▼

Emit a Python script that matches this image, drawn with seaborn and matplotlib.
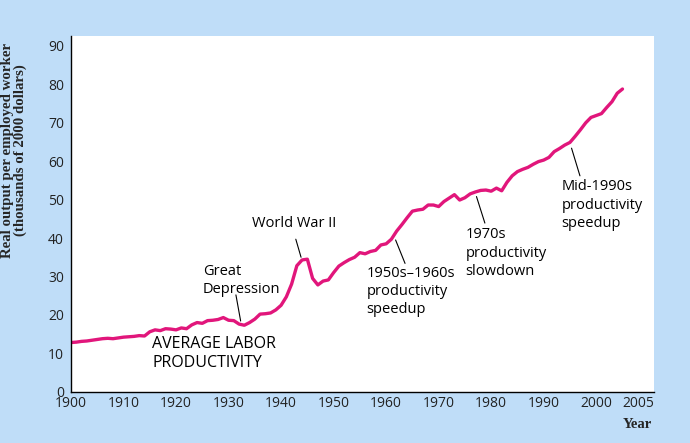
import matplotlib
matplotlib.use("Agg")
import matplotlib.pyplot as plt
import seaborn as sns
import pandas as pd

years = list(range(1900, 2006))
productivity = [
    12.8, 12.9, 13.1, 13.2, 13.4, 13.6, 13.8, 13.9, 13.8, 14.0,
    14.2, 14.3, 14.4, 14.6, 14.5, 15.6, 16.1, 15.9, 16.4, 16.3,
    16.1, 16.6, 16.4, 17.4, 18.0, 17.8, 18.5, 18.6, 18.8, 19.3,
    18.6, 18.5, 17.6, 17.3, 18.0, 18.9, 20.2, 20.3, 20.5, 21.3,
    22.5, 24.7, 28.0, 32.8, 34.3, 34.5, 29.5, 27.8, 28.8, 29.1,
    31.0, 32.7, 33.6, 34.4, 35.0, 36.2, 35.9, 36.5, 36.8, 38.2,
    38.5, 39.7, 41.8, 43.5, 45.3, 47.0, 47.3, 47.5, 48.6, 48.6,
    48.2, 49.5, 50.4, 51.3, 49.9, 50.5, 51.5, 52.0, 52.4, 52.5,
    52.2, 53.0, 52.3, 54.5, 56.2, 57.3, 57.9, 58.4, 59.2, 59.9,
    60.3, 61.0, 62.5, 63.3, 64.2, 64.9, 66.5, 68.2, 70.0, 71.4,
    71.9, 72.4, 74.0, 75.5, 77.7, 78.8,
]
x_ticks = [1900, 1910, 1920, 1930, 1940, 1950, 1960, 1970, 1980, 1990, 2000, 2005]
y_ticks = [0, 10, 20, 30, 40, 50, 60, 70, 80, 90]

annotations = [
    ("Great\nDepression", (1925.1, 33.2), (1931.4, 25.2), (1932.3, 18.4)),
    ("World War II", (1934.4, 45.8), (1942.8, 39.7), (1943.8, 35.0)),
    ("1950s\u20131960s\nproductivity\nspeedup", (1956.3, 32.8), (1961.8, 39.5), (1963.6, 33.4)),
    ("1970s\nproductivity\nslowdown", (1975.1, 42.8), (1977.2, 50.8), (1978.8, 43.9)),
    ("Mid-1990s\nproductivity\nspeedup", (1993.4, 55.3), (1995.3, 63.4), (1996.9, 56.2)),
]
series_label = "AVERAGE LABOR\nPRODUCTIVITY"

df = pd.DataFrame({"Year": years, "Output": productivity})

sns.set_style("white")
plt.rcParams["font.family"] = ["Open Sans", "DejaVu Sans"]

BG = "#bfddf8"
LINE = "#e1167b"

fig = plt.figure(figsize=(6.9, 4.43), dpi=100, facecolor=BG)
ax = fig.add_axes([71 / 690, 1 - 391.7 / 443, (654 - 71) / 690, (391.7 - 36) / 443])
ax.set_facecolor("white")

sns.lineplot(data=df, x="Year", y="Output", ax=ax, color=LINE, linewidth=2.4)

ax.set_xlim(1900, 2011)
ax.set_ylim(0, 92.6)
ax.set_xticks(x_ticks)
ax.set_yticks(y_ticks)
ax.tick_params(axis="both", direction="in", length=6, width=0.8, colors="black",
               labelsize=10, labelcolor="#222222")
ax.tick_params(axis="x", pad=3)
ax.tick_params(axis="y", pad=5)
xlabels = ax.get_xticklabels()
xlabels[-1].set_horizontalalignment("left")
for lab in xlabels[-2:-1]:
    lab.set_horizontalalignment("center")
for s in ["top", "right"]:
    ax.spines[s].set_visible(False)
for s in ["left", "bottom"]:
    ax.spines[s].set_color("black")
    ax.spines[s].set_linewidth(1.0)
ax.set_xlabel("")
ax.set_ylabel("")

ax.text(1915.5, 14.4, series_label, ha="left", va="top", fontsize=11.5, color="black",
        linespacing=1.25)

for text, tpos, l1, l2 in annotations:
    ax.text(tpos[0], tpos[1], text, ha="left", va="top", fontsize=10.5, color="black",
            linespacing=1.3)
    ax.annotate("", xy=l2, xytext=l1,
                arrowprops=dict(arrowstyle="-", color="black", lw=0.8,
                                shrinkA=0, shrinkB=0))

fig.text(14 / 690, 1 - 150 / 443,
         "Real output per employed worker\n(thousands of 2000 dollars)",
         rotation=90, ha="center", va="center", multialignment="center",
         fontsize=10.7, fontweight="bold", family=["Liberation Serif", "DejaVu Serif"],
         linespacing=1.0)
fig.text(652 / 690, 1 - 425 / 443, "Year", ha="right", va="center",
         fontsize=10.5, fontweight="bold", family=["Liberation Serif", "DejaVu Serif"])

fig.savefig("out.png", dpi=100, facecolor=BG)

▲

# EXERCISE DIRECTIONS:
Starting at the top of the listing above, please restate word for word each line up to and including the one that holds "70, 80, 90]", omitting every image.

# EXPECTED OUTPUT:
Emit a Python script that matches this image, drawn with seaborn and matplotlib.
import matplotlib
matplotlib.use("Agg")
import matplotlib.pyplot as plt
import seaborn as sns
import pandas as pd

years = list(range(1900, 2006))
productivity = [
    12.8, 12.9, 13.1, 13.2, 13.4, 13.6, 13.8, 13.9, 13.8, 14.0,
    14.2, 14.3, 14.4, 14.6, 14.5, 15.6, 16.1, 15.9, 16.4, 16.3,
    16.1, 16.6, 16.4, 17.4, 18.0, 17.8, 18.5, 18.6, 18.8, 19.3,
    18.6, 18.5, 17.6, 17.3, 18.0, 18.9, 20.2, 20.3, 20.5, 21.3,
    22.5, 24.7, 28.0, 32.8, 34.3, 34.5, 29.5, 27.8, 28.8, 29.1,
    31.0, 32.7, 33.6, 34.4, 35.0, 36.2, 35.9, 36.5, 36.8, 38.2,
    38.5, 39.7, 41.8, 43.5, 45.3, 47.0, 47.3, 47.5, 48.6, 48.6,
    48.2, 49.5, 50.4, 51.3, 49.9, 50.5, 51.5, 52.0, 52.4, 52.5,
    52.2, 53.0, 52.3, 54.5, 56.2, 57.3, 57.9, 58.4, 59.2, 59.9,
    60.3, 61.0, 62.5, 63.3, 64.2, 64.9, 66.5, 68.2, 70.0, 71.4,
    71.9, 72.4, 74.0, 75.5, 77.7, 78.8,
]
x_ticks = [1900, 1910, 1920, 1930, 1940, 1950, 1960, 1970, 1980, 1990, 2000, 2005]
y_ticks = [0, 10, 20, 30, 40, 50, 60, 70, 80, 90]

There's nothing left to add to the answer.